1. Research on decisiveness. Decisiveness is tied to:
- high self-efficacy (self belief),
- low neuroticism (anxiety and over-thinking),
- emotional regulation (including under stress),
- cognitive processing speed (able to think quickly),
- intuition (tapping into tacit knowledge).
- Louis Pasteur: "Inspiration comes only to the prepared mind."
- Carl Jung: "Just as the human body is a museum, so to speak, of its own history, so too is the psyche.”
- Coach Jackson’s long trajectory of sports preparation which informed his mind and intuition, including in the CBA.
- The value of coaching in the G-League. “A lot of coaches are getting experience.”
- Selecting players: “Those are some of the harder decisions to make. How does the personality fit? How does the talent fit with the team? Those are things that I learned in the minor leagues before I came into the NBA as a head coach.”
- “As an assistant coach, there’s not a whole lot of decisions. You may make a decision about the scout team…But those are some of the minor decisions. The decisions that become difficult are things like disciplinary decisions…Those things become difficult because there is always a pecking order on a basketball team. The decision becomes, ‘how are you fair?’”
- Management decisions that arise for head coaches. “Those are hard decisions.”
- Non-action: problems that dissipate over time. “That problem will solve itself.”
- Two broad strategies for decision-making are commonly addressed:
- analysis (rooted in rationality and rigorous, detailed methods) and
- intuition (drawn from tacit knowledge and gut-feeling, the body and senses). There is space for both intuition and analysis.
- On intuition: “There are some things that just strike you as, ‘I’ve got to react.’”
- Getting analysis from assistant coaches that informed his in-game decisions: “You could walk into the huddle with that information and disseminate it to the players.”
- “You can’t change the spots on a leopard.” Some people/players don’t change.
- “Even though this player is really talented, is his talent and personality meshing with the team?”

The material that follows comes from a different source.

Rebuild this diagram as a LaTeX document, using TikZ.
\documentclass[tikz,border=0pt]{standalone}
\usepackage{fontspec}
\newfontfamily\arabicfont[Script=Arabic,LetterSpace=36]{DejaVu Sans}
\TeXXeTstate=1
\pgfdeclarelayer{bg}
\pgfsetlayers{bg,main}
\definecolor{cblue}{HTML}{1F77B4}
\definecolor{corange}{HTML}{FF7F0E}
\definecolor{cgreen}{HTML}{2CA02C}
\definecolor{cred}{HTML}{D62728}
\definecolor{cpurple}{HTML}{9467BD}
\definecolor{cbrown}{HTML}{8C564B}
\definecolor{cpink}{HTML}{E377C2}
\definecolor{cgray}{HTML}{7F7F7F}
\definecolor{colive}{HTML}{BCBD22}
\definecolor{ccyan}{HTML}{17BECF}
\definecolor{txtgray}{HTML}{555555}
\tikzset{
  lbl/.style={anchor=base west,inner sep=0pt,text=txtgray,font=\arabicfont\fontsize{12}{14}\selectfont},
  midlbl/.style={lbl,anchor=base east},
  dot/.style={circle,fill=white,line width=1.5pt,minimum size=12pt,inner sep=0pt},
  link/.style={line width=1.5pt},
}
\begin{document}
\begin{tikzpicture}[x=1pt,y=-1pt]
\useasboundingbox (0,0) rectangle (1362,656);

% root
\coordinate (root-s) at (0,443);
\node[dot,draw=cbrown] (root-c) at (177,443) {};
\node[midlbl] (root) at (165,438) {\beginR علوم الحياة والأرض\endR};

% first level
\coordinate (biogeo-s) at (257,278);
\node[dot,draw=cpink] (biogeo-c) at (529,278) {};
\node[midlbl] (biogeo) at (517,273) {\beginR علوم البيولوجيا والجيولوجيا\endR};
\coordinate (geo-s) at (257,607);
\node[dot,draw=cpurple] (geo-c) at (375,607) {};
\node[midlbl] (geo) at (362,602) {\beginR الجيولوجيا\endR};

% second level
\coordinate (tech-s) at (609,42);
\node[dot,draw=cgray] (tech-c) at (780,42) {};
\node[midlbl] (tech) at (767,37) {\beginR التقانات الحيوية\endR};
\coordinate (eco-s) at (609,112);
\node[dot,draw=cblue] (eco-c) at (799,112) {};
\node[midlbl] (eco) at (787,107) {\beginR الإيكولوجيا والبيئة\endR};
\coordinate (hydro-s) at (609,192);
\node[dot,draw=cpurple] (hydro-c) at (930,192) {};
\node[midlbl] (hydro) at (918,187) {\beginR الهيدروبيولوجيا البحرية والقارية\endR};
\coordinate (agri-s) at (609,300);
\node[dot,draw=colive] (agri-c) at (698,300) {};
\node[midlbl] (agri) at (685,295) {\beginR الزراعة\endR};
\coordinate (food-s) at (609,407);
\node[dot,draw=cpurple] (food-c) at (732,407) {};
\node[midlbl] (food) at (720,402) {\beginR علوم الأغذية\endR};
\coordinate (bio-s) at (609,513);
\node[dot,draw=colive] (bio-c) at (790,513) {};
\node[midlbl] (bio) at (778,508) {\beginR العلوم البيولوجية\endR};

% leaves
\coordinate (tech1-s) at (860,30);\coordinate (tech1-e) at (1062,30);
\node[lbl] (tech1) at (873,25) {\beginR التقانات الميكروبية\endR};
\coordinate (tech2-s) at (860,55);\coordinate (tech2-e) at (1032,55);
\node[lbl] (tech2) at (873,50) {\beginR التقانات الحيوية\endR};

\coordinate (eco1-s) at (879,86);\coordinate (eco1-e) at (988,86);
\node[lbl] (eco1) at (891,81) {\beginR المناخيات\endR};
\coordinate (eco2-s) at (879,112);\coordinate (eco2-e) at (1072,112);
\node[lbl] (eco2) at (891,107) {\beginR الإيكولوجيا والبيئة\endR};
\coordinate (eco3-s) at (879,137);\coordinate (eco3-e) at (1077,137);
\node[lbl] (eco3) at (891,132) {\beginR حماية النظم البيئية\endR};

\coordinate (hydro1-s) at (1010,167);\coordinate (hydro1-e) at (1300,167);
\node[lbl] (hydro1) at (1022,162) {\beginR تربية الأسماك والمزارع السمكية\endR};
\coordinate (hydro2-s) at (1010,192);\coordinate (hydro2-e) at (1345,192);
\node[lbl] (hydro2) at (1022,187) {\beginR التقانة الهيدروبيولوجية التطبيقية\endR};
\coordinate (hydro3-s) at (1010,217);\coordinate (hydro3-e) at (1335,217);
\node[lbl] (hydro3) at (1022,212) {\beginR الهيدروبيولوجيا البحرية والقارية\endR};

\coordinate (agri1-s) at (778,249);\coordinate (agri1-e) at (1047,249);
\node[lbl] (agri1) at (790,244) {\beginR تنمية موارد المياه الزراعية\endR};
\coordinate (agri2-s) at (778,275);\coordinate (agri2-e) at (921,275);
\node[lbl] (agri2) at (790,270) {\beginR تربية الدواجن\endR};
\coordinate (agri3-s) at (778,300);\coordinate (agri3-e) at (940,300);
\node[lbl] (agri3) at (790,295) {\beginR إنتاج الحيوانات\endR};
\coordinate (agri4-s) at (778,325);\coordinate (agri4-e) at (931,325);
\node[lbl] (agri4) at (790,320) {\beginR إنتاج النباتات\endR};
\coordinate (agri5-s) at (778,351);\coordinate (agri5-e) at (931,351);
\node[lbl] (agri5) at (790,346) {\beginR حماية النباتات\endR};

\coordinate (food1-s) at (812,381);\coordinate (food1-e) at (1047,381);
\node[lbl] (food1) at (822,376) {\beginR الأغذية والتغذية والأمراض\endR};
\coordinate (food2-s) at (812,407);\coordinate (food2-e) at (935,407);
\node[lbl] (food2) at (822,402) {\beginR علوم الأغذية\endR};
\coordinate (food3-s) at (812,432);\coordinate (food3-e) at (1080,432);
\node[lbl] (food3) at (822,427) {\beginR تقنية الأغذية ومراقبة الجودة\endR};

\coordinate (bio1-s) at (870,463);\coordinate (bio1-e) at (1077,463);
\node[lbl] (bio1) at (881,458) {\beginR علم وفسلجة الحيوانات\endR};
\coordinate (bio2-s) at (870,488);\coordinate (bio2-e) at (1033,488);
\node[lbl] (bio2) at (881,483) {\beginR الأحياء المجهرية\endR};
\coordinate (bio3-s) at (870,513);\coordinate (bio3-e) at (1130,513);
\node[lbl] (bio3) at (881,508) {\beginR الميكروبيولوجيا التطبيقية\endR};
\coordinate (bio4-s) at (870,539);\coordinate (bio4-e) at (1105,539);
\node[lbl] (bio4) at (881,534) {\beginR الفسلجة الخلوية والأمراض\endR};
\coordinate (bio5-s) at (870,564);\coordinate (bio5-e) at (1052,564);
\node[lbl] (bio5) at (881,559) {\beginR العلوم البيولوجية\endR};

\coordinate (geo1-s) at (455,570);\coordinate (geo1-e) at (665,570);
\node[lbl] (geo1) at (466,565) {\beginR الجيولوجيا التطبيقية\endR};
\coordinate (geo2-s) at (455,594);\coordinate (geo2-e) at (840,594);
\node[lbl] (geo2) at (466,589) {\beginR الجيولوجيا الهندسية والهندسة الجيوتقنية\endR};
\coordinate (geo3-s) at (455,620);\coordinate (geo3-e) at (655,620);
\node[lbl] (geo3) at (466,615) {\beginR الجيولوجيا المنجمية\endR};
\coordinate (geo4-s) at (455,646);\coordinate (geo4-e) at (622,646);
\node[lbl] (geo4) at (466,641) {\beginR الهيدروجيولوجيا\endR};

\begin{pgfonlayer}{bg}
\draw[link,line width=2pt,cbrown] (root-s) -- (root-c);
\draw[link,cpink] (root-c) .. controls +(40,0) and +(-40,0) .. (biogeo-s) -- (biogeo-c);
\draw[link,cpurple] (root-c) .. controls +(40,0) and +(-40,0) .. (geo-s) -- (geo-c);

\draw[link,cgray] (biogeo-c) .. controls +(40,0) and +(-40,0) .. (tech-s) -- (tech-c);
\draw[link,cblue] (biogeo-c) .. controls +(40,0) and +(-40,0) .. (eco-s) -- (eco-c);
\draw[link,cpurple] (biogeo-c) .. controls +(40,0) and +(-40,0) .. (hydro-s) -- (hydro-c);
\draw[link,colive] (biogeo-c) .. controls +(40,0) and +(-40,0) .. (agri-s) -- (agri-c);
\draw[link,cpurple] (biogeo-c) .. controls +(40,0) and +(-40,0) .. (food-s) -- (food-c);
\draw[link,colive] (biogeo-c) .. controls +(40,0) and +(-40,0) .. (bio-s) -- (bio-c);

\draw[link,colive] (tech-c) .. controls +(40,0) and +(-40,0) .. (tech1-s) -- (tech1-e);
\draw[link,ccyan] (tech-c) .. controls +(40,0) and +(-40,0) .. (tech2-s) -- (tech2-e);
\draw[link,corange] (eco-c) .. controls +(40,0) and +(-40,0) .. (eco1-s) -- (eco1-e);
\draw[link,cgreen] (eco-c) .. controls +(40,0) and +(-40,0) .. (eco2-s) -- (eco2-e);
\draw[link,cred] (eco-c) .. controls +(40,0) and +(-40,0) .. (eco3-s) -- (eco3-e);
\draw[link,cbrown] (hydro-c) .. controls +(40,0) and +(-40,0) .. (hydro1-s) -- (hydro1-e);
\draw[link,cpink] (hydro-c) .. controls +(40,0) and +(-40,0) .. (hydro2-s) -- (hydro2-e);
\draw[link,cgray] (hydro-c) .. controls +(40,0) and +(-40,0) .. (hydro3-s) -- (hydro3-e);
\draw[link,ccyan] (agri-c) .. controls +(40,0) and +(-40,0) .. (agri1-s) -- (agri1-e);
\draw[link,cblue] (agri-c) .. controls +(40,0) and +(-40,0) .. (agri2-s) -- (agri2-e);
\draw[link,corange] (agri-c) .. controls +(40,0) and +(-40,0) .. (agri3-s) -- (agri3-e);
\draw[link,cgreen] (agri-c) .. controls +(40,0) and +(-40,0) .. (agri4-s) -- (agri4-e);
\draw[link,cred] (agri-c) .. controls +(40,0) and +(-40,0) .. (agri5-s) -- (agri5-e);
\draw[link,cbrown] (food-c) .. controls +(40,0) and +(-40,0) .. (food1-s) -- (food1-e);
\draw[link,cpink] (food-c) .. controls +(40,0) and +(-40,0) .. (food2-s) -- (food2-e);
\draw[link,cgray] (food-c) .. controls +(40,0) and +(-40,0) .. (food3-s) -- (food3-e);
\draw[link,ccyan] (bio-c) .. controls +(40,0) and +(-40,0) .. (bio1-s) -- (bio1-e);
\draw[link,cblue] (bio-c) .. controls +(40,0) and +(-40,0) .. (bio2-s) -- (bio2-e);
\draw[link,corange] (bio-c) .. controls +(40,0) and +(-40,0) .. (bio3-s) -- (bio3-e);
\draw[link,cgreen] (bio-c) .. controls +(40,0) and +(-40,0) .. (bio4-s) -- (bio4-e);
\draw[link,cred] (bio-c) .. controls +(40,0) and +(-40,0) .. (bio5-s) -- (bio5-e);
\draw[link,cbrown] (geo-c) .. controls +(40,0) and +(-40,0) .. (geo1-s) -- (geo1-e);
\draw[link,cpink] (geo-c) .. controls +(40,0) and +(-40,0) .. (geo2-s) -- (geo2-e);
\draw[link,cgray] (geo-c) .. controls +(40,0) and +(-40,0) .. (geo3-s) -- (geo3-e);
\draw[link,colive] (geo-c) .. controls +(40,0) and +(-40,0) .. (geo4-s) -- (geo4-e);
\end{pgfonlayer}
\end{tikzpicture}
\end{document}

- Intuition: It is tied to experience, pattern recognition and deeper understandings. It is tied to our deepest values; it can be better in high stress situations and complex, uncertain ones. It may be less open to change.

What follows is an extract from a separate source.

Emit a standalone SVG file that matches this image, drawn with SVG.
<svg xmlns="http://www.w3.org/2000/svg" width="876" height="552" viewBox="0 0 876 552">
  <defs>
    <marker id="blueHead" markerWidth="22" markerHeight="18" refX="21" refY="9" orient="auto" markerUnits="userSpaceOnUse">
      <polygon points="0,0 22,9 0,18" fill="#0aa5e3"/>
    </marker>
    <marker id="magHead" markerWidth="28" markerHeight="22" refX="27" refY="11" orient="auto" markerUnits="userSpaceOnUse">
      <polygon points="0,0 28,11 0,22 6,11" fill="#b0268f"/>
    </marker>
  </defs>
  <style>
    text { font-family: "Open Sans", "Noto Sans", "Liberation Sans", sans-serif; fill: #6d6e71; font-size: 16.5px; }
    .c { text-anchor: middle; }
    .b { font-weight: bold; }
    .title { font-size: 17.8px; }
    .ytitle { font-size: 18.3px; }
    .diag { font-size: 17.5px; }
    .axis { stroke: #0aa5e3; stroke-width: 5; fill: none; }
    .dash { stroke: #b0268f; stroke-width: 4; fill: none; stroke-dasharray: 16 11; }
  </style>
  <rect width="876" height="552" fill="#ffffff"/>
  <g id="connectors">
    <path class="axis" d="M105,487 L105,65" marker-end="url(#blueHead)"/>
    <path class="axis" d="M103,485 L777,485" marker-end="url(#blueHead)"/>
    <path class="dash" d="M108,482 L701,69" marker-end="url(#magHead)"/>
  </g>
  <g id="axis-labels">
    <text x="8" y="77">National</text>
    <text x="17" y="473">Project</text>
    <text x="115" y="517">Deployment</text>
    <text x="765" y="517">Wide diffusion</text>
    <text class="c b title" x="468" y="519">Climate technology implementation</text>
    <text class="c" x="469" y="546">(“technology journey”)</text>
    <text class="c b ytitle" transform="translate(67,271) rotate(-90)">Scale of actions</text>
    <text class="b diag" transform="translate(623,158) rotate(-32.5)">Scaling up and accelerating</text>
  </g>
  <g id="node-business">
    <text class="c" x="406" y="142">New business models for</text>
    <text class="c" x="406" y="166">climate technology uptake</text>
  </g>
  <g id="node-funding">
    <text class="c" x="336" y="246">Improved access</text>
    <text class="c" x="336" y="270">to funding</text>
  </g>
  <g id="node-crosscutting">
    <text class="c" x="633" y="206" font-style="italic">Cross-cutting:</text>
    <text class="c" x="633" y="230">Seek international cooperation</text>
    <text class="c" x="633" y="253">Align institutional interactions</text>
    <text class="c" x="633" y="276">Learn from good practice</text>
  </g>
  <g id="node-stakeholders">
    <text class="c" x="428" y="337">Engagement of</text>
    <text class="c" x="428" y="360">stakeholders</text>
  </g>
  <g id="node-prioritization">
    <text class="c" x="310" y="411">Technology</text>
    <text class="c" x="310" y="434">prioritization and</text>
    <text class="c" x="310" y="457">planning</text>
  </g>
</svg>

- Transactional vs transformational behavior: the latter incorporate others into the decision-making. “I can release this into the group because they are trustworthy.”
- Holistic intuition draws from a diversity of sources. (History, philosophy, theology, science, etc.). Pursuing “deep and narrow” expertise may be of practical use in many areas, but with regard to leadership and coaching, there may be advantages to gaining more holistic perspective.
- Intuition: “It’s a developed characteristic. You have to work to develop it.” Example: knowing the temperature of the locker room. “You’ve got to be sensitive enough to understand the room…”
- When you make a bad decision as a coach: “You’ve got to admit your fault. You have to be honest. If you’re not real with your group, you can lose them.”
- Letting the team get beat as an act of growth: “It was like a notification, ‘Here, eat this. Feel this. Know what it feels like to be on this end of a game which you wanted to win badly but you just didn’t have the fortitude. Literally, the fortitude to stand up to a team and measure up to the strength of their character.’ As a coach, sometimes you have to let your team get beat to learn a lesson.”
- Not calling time outs so quickly – having them play through it and figure things out for themselves. “I think this is one of those things that was unusual but also appropriate. ‘I’m not going to bail them out by letting them come over to the bench and avoid what’s going on out on the floor.’ They’ve got to eat it.”
- Discernment. Closely tethered to decision-making. It involves deeper introspection, moral or ethical evaluation, and often a spiritual or philosophical dimension. Discernment gets beyond the “what” should I decide and probes to the “why?"
- Should I coach? “What is your love of the game? … What is your relationship with the players? How good is the mood that you create with the team?...There are a number of things that you can see if you are really honest with yourself.”
- “Does it distract my life? Can I coach and still have a life to live that’s full?”
- Non-action. “Sometimes by allowing events to unfold, persons and situations reverse themselves.”
- Helping players make difficult decisions in free agency. “How important is money as opposed to having a level of enjoyment in your life or succeeding? Is money the most important thing? “You have to have an idea of how to have someone move out the door if you want them to move on and how to keep them around if you want them in the fold…Discussing that is hard ground, but it’s honest behavior and I think it’s just.”
- Dealing with outside influences, including parents. “You have to be impervious at some level…You have to be able to roll with that punch...”
- Changes in college sports. Tony Bennett leaving coaching.